A major irrigation system overhaul was monumental. “The communication system had not been working for three years,” Armbruster says. “We went hole by hole, box by box. Just about every box had a component fried or surge protectors not working properly. We dug up several bad splices. We got it back running in five to six weeks.”

The 30-year-old, two-row irrigation system needed some TLC. “We changed out all 618 nozzles. Every individual head was looked at, mapped, inventoried and evaluated,” he says, “and a new pump station was installed that was already in the works prior to my arrival. The irrigation program is on cruise control now.”

As noted, the checklist was massive (it also should be noted work has been completed under budget). “We had to get a consistency with collars.
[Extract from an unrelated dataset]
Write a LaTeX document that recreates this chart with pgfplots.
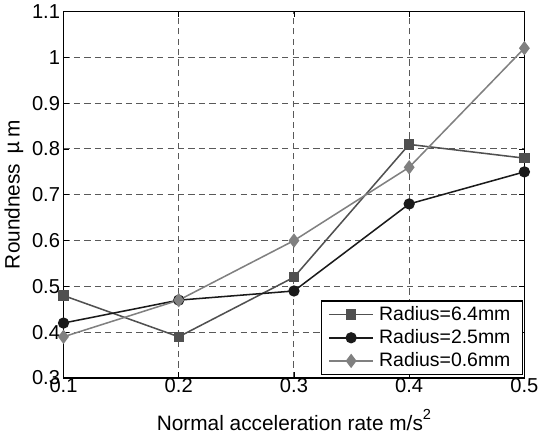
\documentclass[border=0pt]{standalone}
\usepackage{fontspec}
\setmainfont{Liberation Sans}
\newfontfamily\cjk{Noto Sans CJK JP}
\usepackage{pgfplots}
\pgfplotsset{compat=1.18}
\definecolor{cSq}{HTML}{505050}
\definecolor{cCi}{HTML}{1A1A1A}
\definecolor{cDi}{HTML}{808080}
\begin{document}
\begin{tikzpicture}
\begin{axis}[
  scale only axis,
  width=332pt, height=264pt,
  xmin=0.1, xmax=0.5, ymin=0.3, ymax=1.1,
  xtick={0.1,0.2,0.3,0.4,0.5},
  ytick={0.3,0.4,...,1.1},
  yticklabels={0.3,0.4,0.5,0.6,0.7,0.8,0.9,1,1.1},
  xticklabels={0.1,0.2,0.3,0.4,0.5},
  grid=major,
  grid style={dashed, black!65, line width=0.7pt, dash pattern=on 4.5pt off 3pt},
  axis line style={black, line width=0.9pt},
  tick align=inside,
  tick pos=both,
  major tick length=4pt,
  tick style={black, line width=0.6pt},
  ticklabel style={font=\fontsize{14.5}{16}\selectfont},
  /pgf/number format/assume math mode=true,
  xticklabel style={yshift=3pt},
  yticklabel style={xshift=1pt},
  xlabel={Normal acceleration rate m/s\raisebox{1ex}{\fontsize{10.5}{11}\selectfont 2}},
  ylabel={Roundness \,{\cjk μ}\,m},
  xlabel style={font=\fontsize{15}{17}\selectfont, yshift=-5pt},
  ylabel style={font=\fontsize{15}{17}\selectfont, yshift=-1pt},
  legend style={
    at={(0.998,0.008)}, anchor=south east,
    font=\fontsize{14}{16}\selectfont,
    draw=black, line width=0.8pt, fill=white,
    row sep=1pt, inner xsep=5pt, inner ysep=2pt,
    nodes={inner xsep=4pt},
  },
  legend cell align=left,
  legend image code/.code={%
    \draw[mark repeat=2,mark phase=2,#1]
      plot coordinates {(0cm,0cm)(0.55cm,0cm)(1.1cm,0cm)};},
  every axis plot/.append style={line width=1.1pt},
]
\addplot[color=cSq, mark=square*, mark size=3.2pt, mark options={solid}]
  coordinates {(0.1,0.48)(0.2,0.39)(0.3,0.52)(0.4,0.81)(0.5,0.78)};
\addlegendentry{Radius=6.4mm}
\addplot[color=cCi, mark=*, mark size=3.5pt]
  coordinates {(0.1,0.42)(0.2,0.47)(0.3,0.49)(0.4,0.68)(0.5,0.75)};
\addlegendentry{Radius=2.5mm}
\addplot[color=cDi, mark=diamond*, mark size=4.3pt]
  coordinates {(0.1,0.39)(0.2,0.47)(0.3,0.60)(0.4,0.76)(0.5,1.02)};
\addlegendentry{Radius=0.6mm}
\end{axis}
\end{tikzpicture}
\end{document}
The weed pressure here is something I never experienced before. We had explosive goosegrass. We wanted to get greens where we want them, trees where we want them, and so on from there. It was about getting the proper areas dialed in,” Armbruster says. “There was encroachment with cedar trees. I can’t put a number on it (how many trees were eliminated, but he ballparked it at 300). Trees in St. Louis are massive, 60 to 100 feet tall. Here, we have 30- or 40-foot cedars that suck the life out of them under the ground. Any time we take them down, it’s for turf health and playability reasons. We’re also giving (grass) a little food to chew on while improving fertility and conditions.”
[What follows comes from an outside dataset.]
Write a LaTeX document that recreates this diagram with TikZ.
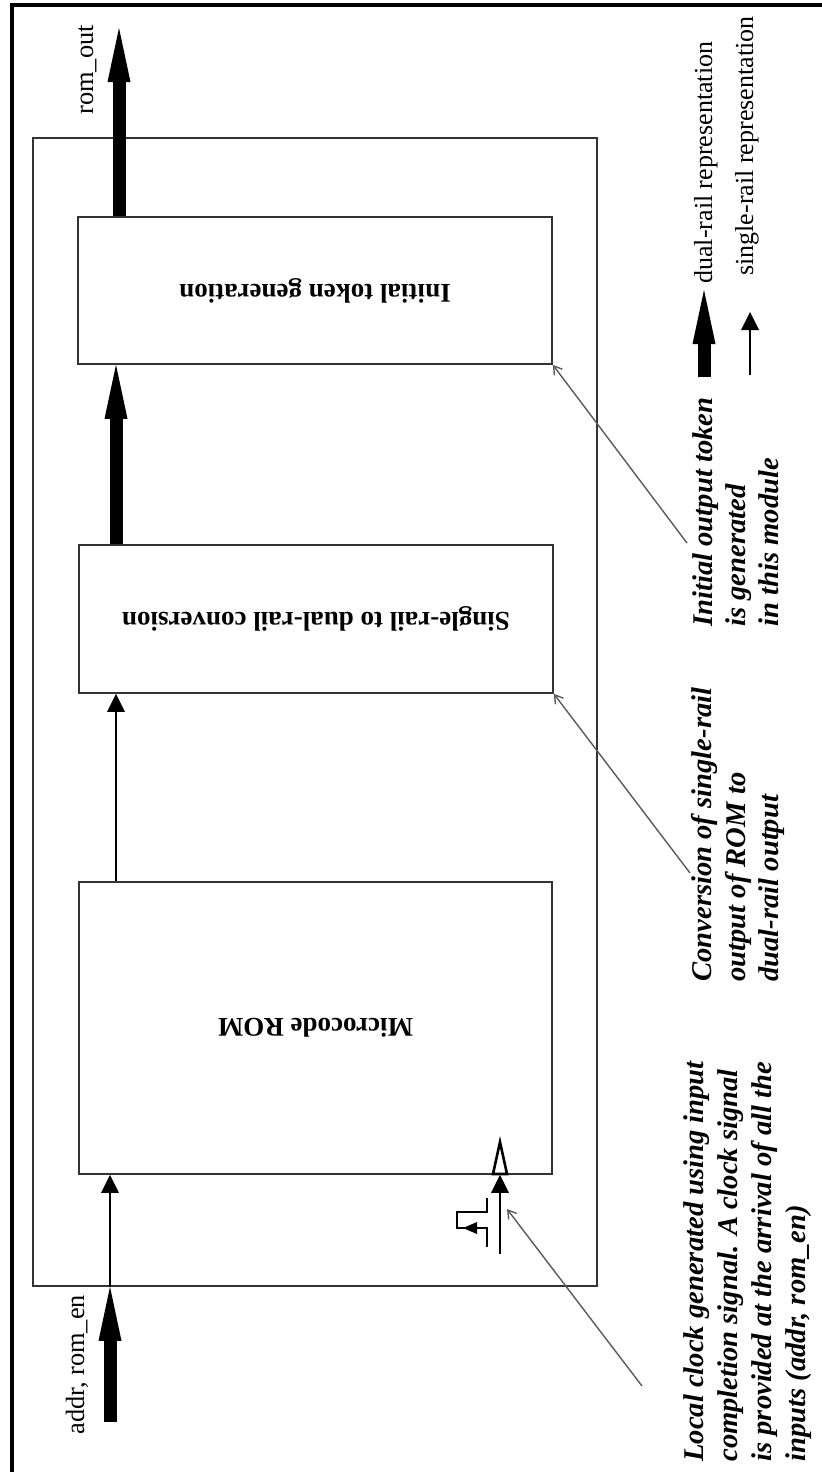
\documentclass[tikz,border=0pt]{standalone}
\usepackage{fontspec}
\setmainfont{Liberation Serif}
\usepackage{graphicx}
\usetikzlibrary{arrows.meta}
\definecolor{boxgray}{HTML}{333333}
\definecolor{notegray}{HTML}{5A5A5A}
\begin{document}
\begin{tikzpicture}[x=0.5pt,y=-0.5pt,
  block/.style={draw=boxgray, line width=0.8pt, inner sep=0pt,
    font=\bfseries\fontsize{13.5pt}{16pt}\selectfont},
  dualrail/.style={line width=6.5pt,
    -{Triangle[length=27pt,width=11.5pt,line width=0pt]}},
  singlerail/.style={line width=1.15pt,
    -{Triangle[length=9pt,width=9pt,line width=0pt]}},
  callout/.style={draw=notegray, line width=0.7pt,
    -{Straight Barb[length=4pt,width=5pt]}},
  notetext/.style={rotate=90, anchor=base west, inner sep=0pt,
    font=\bfseries\itshape\fontsize{14.3pt}{17pt}\selectfont},
  porttext/.style={rotate=90, anchor=base west, inner sep=0pt,
    font=\fontsize{13.2pt}{16pt}\selectfont},
  legendtext/.style={rotate=90, anchor=base west, inner sep=0pt,
    font=\fontsize{13pt}{16pt}\selectfont}]
\useasboundingbox (0,0) rectangle (822,1472);

% page frame
\draw[line width=2pt] (12,1472) -- (12,5.3) -- (822,5.3);

% module boundary and the three stages
\node[block, minimum width=282pt, minimum height=574pt] (module) at (315,712) {};
\node[block, minimum width=236.5pt, minimum height=146pt] (rom) at (315.5,1028)
  {\rotatebox{180}{Microcode ROM}};
\node[block, minimum width=237pt, minimum height=74pt] (conv) at (316,619)
  {\rotatebox{180}{Single-rail to dual-rail conversion}};
\node[block, minimum width=237pt, minimum height=73.5pt] (init) at (315,290.5)
  {\rotatebox{180}{Initial token generation}};

% data path
\coordinate (inTail) at (110,1422);
\coordinate (colB) at (116,0);
\coordinate (outTip) at (119,28);
\draw[dualrail] (inTail) -- (inTail |- module.south);
\draw[singlerail] (inTail |- module.south) -- (inTail |- rom.south);
\draw[singlerail] (colB |- rom.north) -- (colB |- conv.south);
\draw[dualrail] (colB |- conv.north) -- (colB |- init.south);
\draw[dualrail] (outTip |- init.north) -- (outTip);

\node[porttext] (inLbl) at (84,1435) {addr, rom\_en};
\node[porttext] (outLbl) at (93,115) {rom\_out};

% local clock input
\coordinate (clkTail) at (500,1254);
\draw[singlerail] (clkTail) -- (clkTail |- rom.south);
\draw[line width=1.3pt, line join=miter] (493,1174) -- (500,1142) -- (507,1174) -- cycle;
\draw[line width=1.15pt] (487,1198) -- (487,1212) -- (457,1212) -- (457,1228)
  -- (487,1228) -- (487,1247);
\draw[line width=1.15pt, -{Triangle[length=7pt,width=6pt,line width=0pt]}]
  (487,1228) -- (463,1228);

% callouts
\coordinate (clkPt) at (507,1209);
\coordinate (nClk) at (642,1386);
\coordinate (nConv) at (690,873);
\coordinate (nInit) at (687,543);
\draw[callout] (nClk) -- (clkPt);
\draw[callout] (nConv) -- (conv.south east);
\draw[callout] (nInit) -- (init.south east);

\node[notetext] (clk1) at (703,1462) {Local clock generated using input};
\node[notetext] (clk2) at (737,1462) {completion signal. A clock signal};
\node[notetext] (clk3) at (771,1462) {is provided at the arrival of all the};
\node[notetext] (clk4) at (805,1462) {inputs (addr, rom\_en)};

\node[notetext] (conv1) at (711,982) {Conversion of single-rail};
\node[notetext] (conv2) at (745,982) {output of ROM to};
\node[notetext] (conv3) at (778,982) {dual-rail output};

\node[notetext] (init1) at (712,627) {Initial output token};
\node[notetext] (init2) at (745,627) {is generated};
\node[notetext] (init3) at (778,627) {in this module};

% legend
\coordinate (lgDualTail) at (704,377);
\coordinate (lgDualTip) at (704,290);
\coordinate (lgSingleTail) at (750,375);
\coordinate (lgSingleTip) at (750,312);
\draw[dualrail] (lgDualTail) -- (lgDualTip);
\draw[singlerail] (lgSingleTail) -- (lgSingleTip);
\node[legendtext] (lgDual) at (712,284) {dual-rail representation};
\node[legendtext] (lgSingle) at (753,276) {single-rail representation};
\end{tikzpicture}
\end{document}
The artificial tee on the driving range was redone, including removing battered mats, old infrastructure and crumbling asphalt. A new cart path with safer access was placed adjacent to the range. It all was done in-house. “I like to think we’re handy at laying concrete. I’ve got staff that likes to do more than just mow and weed-eat,” he says.
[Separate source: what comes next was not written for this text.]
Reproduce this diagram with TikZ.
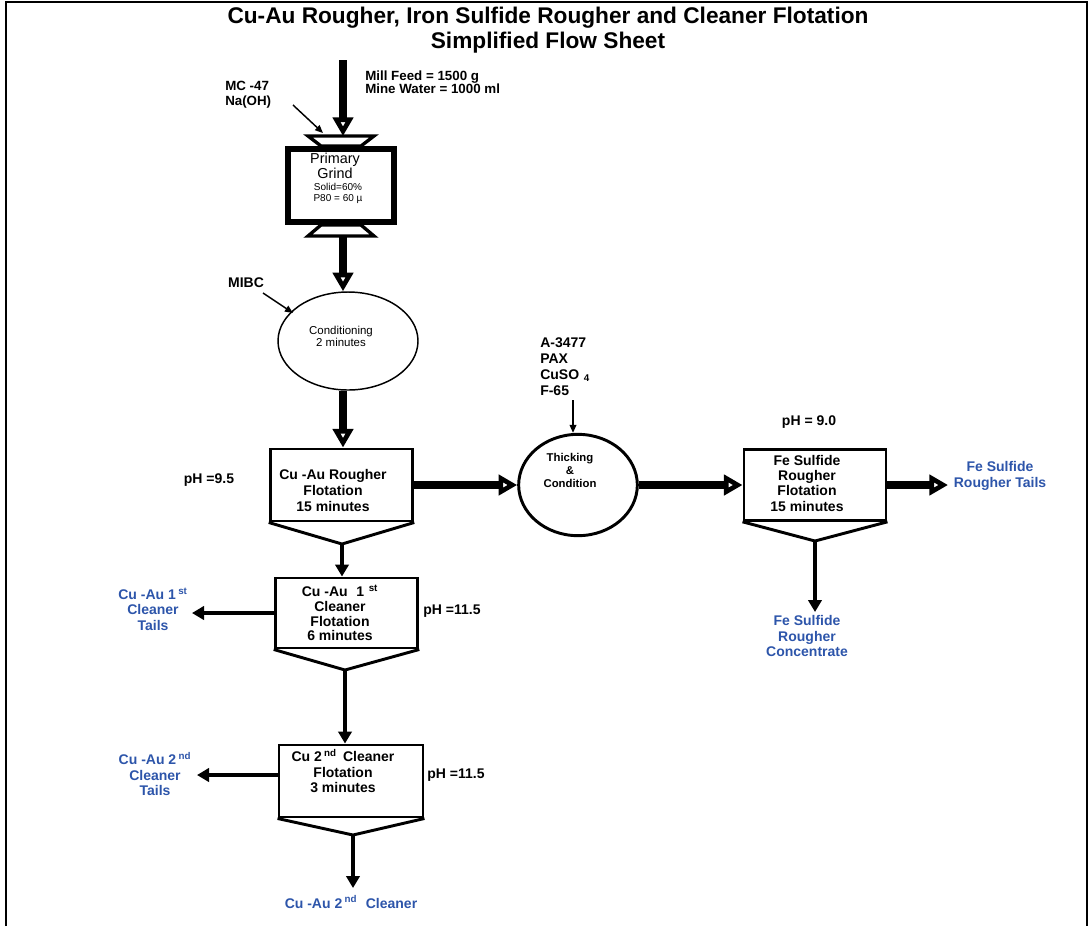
\documentclass[tikz,border=0pt]{standalone}
\usepackage{fontspec}
\setmainfont{Liberation Sans}
\usetikzlibrary{arrows.meta,shapes.geometric}
\definecolor{outblue}{RGB}{45,85,170}

\begin{document}
\begin{tikzpicture}[x=0.75pt,y=-0.75pt,
  lbl/.style={font=\fontsize{10.5}{11.6}\selectfont\bfseries, align=center, inner sep=0pt},
  outlbl/.style={lbl, text=outblue},
  cell/.style={draw, line width=2.2pt, inner sep=0pt, fill=white},
  heavy/.style={line width=6pt, -{Triangle[open,length=14pt,width=15pt,line width=3.6pt]}},
  medium/.style={line width=3pt, -{Triangle[length=9pt,width=10pt]}},
  feeder/.style={line width=1.1pt, -{Triangle[length=6pt,width=5pt]}},
  hopper/.style={line width=2.2pt, line join=miter},
]
\useasboundingbox (0,0) rectangle (1092,926);

% page frame (open at the bottom)
\draw[line width=1.5pt] (6,926) -- (6,1.5) -- (1087,1.5) -- (1087,926);

% title
\node[font=\fontsize{17}{18.75}\selectfont\bfseries, align=center] (title) at (548,30.5)
  {Cu-Au Rougher, Iron Sulfide Rougher and Cleaner Flotation\\Simplified Flow Sheet};

% ---------- grinding mill ----------
\node[draw, line width=4.5pt, minimum width=79.5pt, minimum height=55pt, inner sep=0pt] (grind) at (341,185.5) {};
\draw[line width=2.5pt, fill=white, line join=miter] (308,136) -- (374,136) -- (361,146) -- (321,146) -- cycle;
\draw[line width=2.5pt, fill=white, line join=miter] (321,225) -- (361,225) -- (374,236) -- (308,236) -- cycle;
\node[font=\fontsize{10.8}{9.75}\selectfont, align=center] (gt1) at (335,165.5) {Primary\\Grind};
\node[font=\fontsize{7.5}{8.25}\selectfont, align=center] (gt2) at (338,193.5) {Solid=60\%\\P80 = 60 µ};

\coordinate (feed) at (343,60);
\coordinate (gin) at (343,136);
\coordinate (gout) at (343,236);
\draw[heavy] (feed) -- (gin);

\node[lbl, font=\fontsize{10}{9.9}\selectfont\bfseries, align=left, anchor=west] (feedtxt) at (365,82.5)
  {Mill Feed = 1500 g\\Mine Water = 1000 ml};
\node[lbl, font=\fontsize{10}{11.25}\selectfont\bfseries, align=left, anchor=west] (mctxt) at (225,94.5)
  {MC -47\\Na(OH)};
\coordinate (mca) at (293,105);
\coordinate (mcb) at (323,133);
\draw[feeder] (mca) -- (mcb);

% ---------- conditioning ----------
\node[ellipse, draw, line width=1.1pt, minimum width=105pt, minimum height=73.5pt, inner sep=0pt] (cond) at (348,341) {};
\node[font=\fontsize{8.6}{9}\selectfont, align=center] (condtxt) at (341,336) {Conditioning\\2 minutes};
\draw[heavy] (gout) -- (gout |- cond.north);

\node[lbl] (mibc) at (246,283) {MIBC};
\coordinate (mibca) at (263,293);
\coordinate (mibcb) at (293,313);
\draw[feeder] (mibca) -- (mibcb);

% ---------- Cu-Au rougher ----------
\node[cell, minimum width=107pt, minimum height=54pt] (rough) at (341.5,485) {};
\coordinate (rtip) at (342,544);
\draw[hopper] (rough.south west) -- (rtip) -- (rough.south east);
\node[lbl, font=\fontsize{10.5}{12}\selectfont\bfseries] (roughtxt) at (333,490)
  {Cu -Au Rougher\\Flotation\\15 minutes};
\draw[heavy] (cond.south -| gout) -- (gout |- rough.north);
\node[lbl] (ph1) at (209,480) {pH =9.5};

% ---------- thickening / conditioning ----------
\node[ellipse, draw, line width=2.2pt, minimum width=89pt, minimum height=76pt, inner sep=0pt] (thk) at (578,485) {};
\node[font=\fontsize{8.5}{9.75}\selectfont\bfseries, align=center] (thktxt) at (570,470.5) {Thicking\\\&\\Condition};
\draw[heavy] (rough.east) -- (thk.west);

\node[lbl, font=\fontsize{10.5}{12}\selectfont\bfseries, align=left, anchor=north west] (reag) at (540,337)
  {A-3477\\PAX\\CuSO\,\,\textsubscript{4}\\F-65};
\coordinate (reaga) at (573,400);
\draw[feeder] (reaga) -- (reaga |- thk.north);

% ---------- Fe sulfide rougher ----------
\node[cell, minimum width=106.5pt, minimum height=53pt] (fe) at (815,485) {};
\coordinate (ftip) at (815,541);
\draw[hopper] (fe.south west) -- (ftip) -- (fe.south east);
\node[lbl, font=\fontsize{10.5}{11.5}\selectfont\bfseries] (fetxt) at (807,483)
  {Fe Sulfide\\Rougher\\Flotation\\15 minutes};
\node[lbl] (ph2) at (809,422) {pH = 9.0};
\draw[heavy] (thk.east) -- (fe.west);

\coordinate (fetail) at (948,485);
\draw[heavy] (fe.east) -- (fetail);
\node[outlbl] (fetailtxt) at (1000,476) {Fe Sulfide\\Rougher Tails};

\coordinate (fconc) at (815,612);
\draw[medium] (ftip) -- (fconc);
\node[outlbl] (fconctxt) at (807,636) {Fe Sulfide\\Rougher\\Concentrate};

% ---------- Cu-Au 1st cleaner ----------
\node[cell, minimum width=107pt, minimum height=52.5pt] (cl1) at (346.5,613) {};
\coordinate (c1tip) at (345,670);
\draw[hopper] (cl1.south west) -- (c1tip) -- (cl1.south east);
\node[lbl, font=\fontsize{10.5}{11}\selectfont\bfseries] (cl1txt) at (340,613)
  {Cu -Au\,\, 1\,\,\textsuperscript{st}\\Cleaner\\Flotation\\6 minutes};
\draw[medium] (rtip) -- (rtip |- cl1.north);
\node[lbl] (ph3) at (452,611) {pH =11.5};

\coordinate (c1tail) at (192,613);
\draw[medium] (cl1.west) -- (c1tail);
\node[outlbl] (c1tailtxt) at (153,609) {Cu -Au 1\,\textsuperscript{st}\\Cleaner\\Tails};

% ---------- Cu 2nd cleaner ----------
\node[cell, minimum width=108pt, minimum height=54pt] (cl2) at (351,781) {};
\coordinate (c2tip) at (353,835);
\draw[hopper] (cl2.south west) -- (c2tip) -- (cl2.south east);
\node[lbl, font=\fontsize{10.5}{11.6}\selectfont\bfseries] (cl2txt) at (343,771)
  {Cu 2\,\textsuperscript{nd}\, Cleaner\\Flotation\\3 minutes};
\draw[medium] (c1tip) -- (c1tip |- cl2.north);
\node[lbl] (ph4) at (456,775) {pH =11.5};

\coordinate (c2tail) at (197,775);
\draw[medium] (c2tail -| cl2.west) -- (c2tail);
\node[outlbl] (c2tailtxt) at (155,774) {Cu -Au 2\,\textsuperscript{nd}\\Cleaner\\Tails};

\coordinate (c2conc) at (353,888);
\draw[medium] (c2tip) -- (c2conc);
\node[outlbl] (c2conctxt) at (351,902) {Cu -Au 2\,\textsuperscript{nd}\,\, Cleaner};
\end{tikzpicture}
\end{document}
The crew’s buy-in invigorates Armbruster. “Our staff is visible. They wave to members. They smile. I’ve heard comments like, ‘Where did you get all this new staff?’ It’s been a new culture and atmosphere they’re working under now,” says Armbruster, whose 12-person seasonal staff includes assistant Andrew Mills, a two-year GCSAA member. “We’ve gotten a lot done quickly. We couldn’t have done it without the team. A lot of it is educating them the how and the why.”

The mission is a constant. “It’s establishing consistency. Not just hole-by-hole but day-by-day basis,” he says.

Besides recognizing what Ledgestone CC meant to him that first time he played the course, Armbruster got a taste of what the course’s presence means to members at this place that is part of a property owner’s association (although it has transitioned to semi-private by allowing public play). “On April 29, 2021, we had a microburst. Trees on the ground. The creek that runs through the course flooded. I got emails, calls from members, saying, ‘How can I help?’ They showed up with rakes, blowers. Twenty of them cleaned up debris. I never experienced that before. They take ownership as much as our staff does. That’s kind of what I already knew, that this is a special place,” he says.

On Thursdays from April to October, Armbruster and his wife, Katie, play in the club’s couples league. Although they live an 18-minute drive from Ledgestone CC, it sounds like a second home to them. “We feel like part of the family. We’re pretty happy here,” Armbruster says.

He is welcome to stay as long as he wants, if one member has anything to say about it. “I don’t want to lose him,” Russell says.